Copy exactly the lines from the start of the material through the line with "(12,4) -- (840,4);". Pictures stay out of the copy.

**STORED DATA**.
·····
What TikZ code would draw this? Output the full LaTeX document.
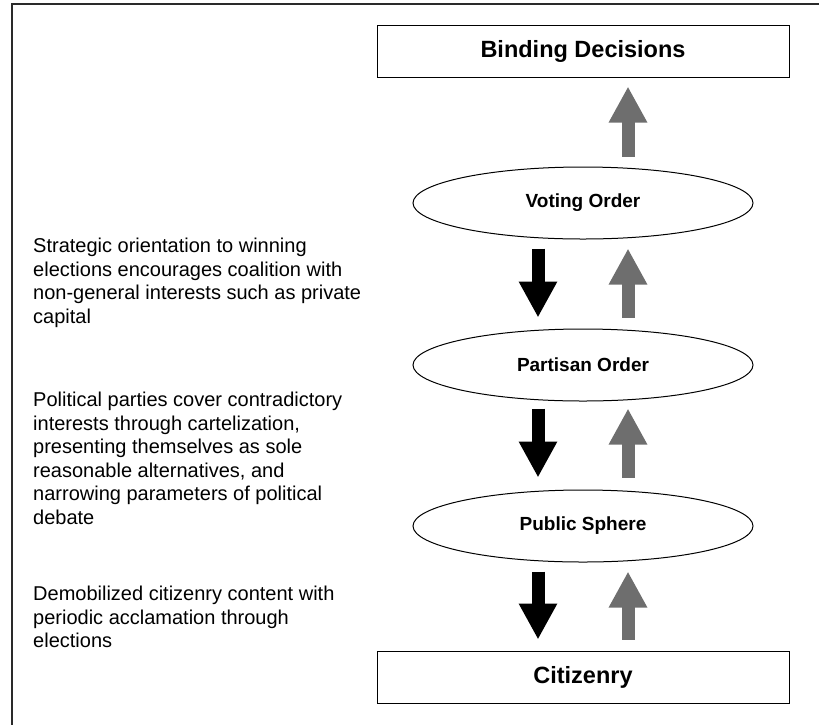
\documentclass[tikz,border=0pt]{standalone}
\usepackage{fontspec}
\setmainfont{Liberation Sans}
\usetikzlibrary{shapes.geometric,arrows.meta,calc}
\definecolor{upgray}{HTML}{6E6E6E}
\definecolor{framegray}{HTML}{2A2A2A}
\begin{document}
\begin{tikzpicture}[x=1pt,y=-1pt,
  box/.style={draw=black, line width=1pt, minimum width=412pt, minimum height=52pt, inner sep=0pt,
    font=\fontsize{23.5}{28}\selectfont\bfseries},
  oval/.style={ellipse, draw=black, line width=1pt, minimum width=340pt, minimum height=72pt, inner sep=0pt,
    font=\fontsize{19}{22}\selectfont\bfseries},
  note/.style={anchor=north west, align=left, inner sep=0pt, font=\fontsize{20}{23.5}\selectfont},
  uparrow/.style={line width=13pt, draw=upgray, -{Triangle[length=36pt,width=36pt]}},
  downarrow/.style={line width=13pt, draw=black, -{Triangle[length=36pt,width=36pt]}}]
\useasboundingbox (0,0) rectangle (819,724);
\draw[line width=1.4pt, draw=framegray] (12,740) -- (12,4) -- (840,4);

\node[box] (binding) at (583,51) {Binding Decisions};
\node[oval] (voting) at (583,203) {Voting Order};
\node[oval] (partisan) at (583,365) {Partisan Order};
\node[oval] (public) at (583,526) {Public Sphere};
\node[box] (citizenry) at (583,677) {Citizenry};

\draw[uparrow] ($(voting.north)+(45,-10)$) -- ($(binding.south)+(45,9)$);
\draw[uparrow] ($(partisan.north)+(45,-11)$) -- ($(voting.south)+(45,9)$);
\draw[uparrow] ($(public.north)+(45,-12)$) -- ($(partisan.south)+(45,7)$);
\draw[uparrow] ($(citizenry.north)+(45,-11)$) -- ($(public.south)+(45,9)$);

\draw[downarrow] ($(voting.south)+(-45,9)$) -- ($(partisan.north)+(-45,-11)$);
\draw[downarrow] ($(partisan.south)+(-45,7)$) -- ($(public.north)+(-45,-12)$);
\draw[downarrow] ($(public.south)+(-45,9)$) -- ($(citizenry.north)+(-45,-11)$);

\node[note] (n1) at (33,238) {Strategic orientation to winning\\elections encourages coalition with\\non-general interests such as private\\capital};
\node[note] (n2) at (33,392) {Political parties cover contradictory\\interests through cartelization,\\presenting themselves as sole\\reasonable alternatives, and\\narrowing parameters of political\\debate};
\node[note] (n3) at (33,586) {Demobilized citizenry content with\\periodic acclamation through\\elections};
\end{tikzpicture}
\end{document}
·····
**REPLY TO THE TASK**.
What TikZ code would draw this? Output the full LaTeX document.
\documentclass[tikz,border=0pt]{standalone}
\usepackage{fontspec}
\setmainfont{Liberation Sans}
\usetikzlibrary{shapes.geometric,arrows.meta,calc}
\definecolor{upgray}{HTML}{6E6E6E}
\definecolor{framegray}{HTML}{2A2A2A}
\begin{document}
\begin{tikzpicture}[x=1pt,y=-1pt,
  box/.style={draw=black, line width=1pt, minimum width=412pt, minimum height=52pt, inner sep=0pt,
    font=\fontsize{23.5}{28}\selectfont\bfseries},
  oval/.style={ellipse, draw=black, line width=1pt, minimum width=340pt, minimum height=72pt, inner sep=0pt,
    font=\fontsize{19}{22}\selectfont\bfseries},
  note/.style={anchor=north west, align=left, inner sep=0pt, font=\fontsize{20}{23.5}\selectfont},
  uparrow/.style={line width=13pt, draw=upgray, -{Triangle[length=36pt,width=36pt]}},
  downarrow/.style={line width=13pt, draw=black, -{Triangle[length=36pt,width=36pt]}}]
\useasboundingbox (0,0) rectangle (819,724);
\draw[line width=1.4pt, draw=framegray] (12,740) -- (12,4) -- (840,4);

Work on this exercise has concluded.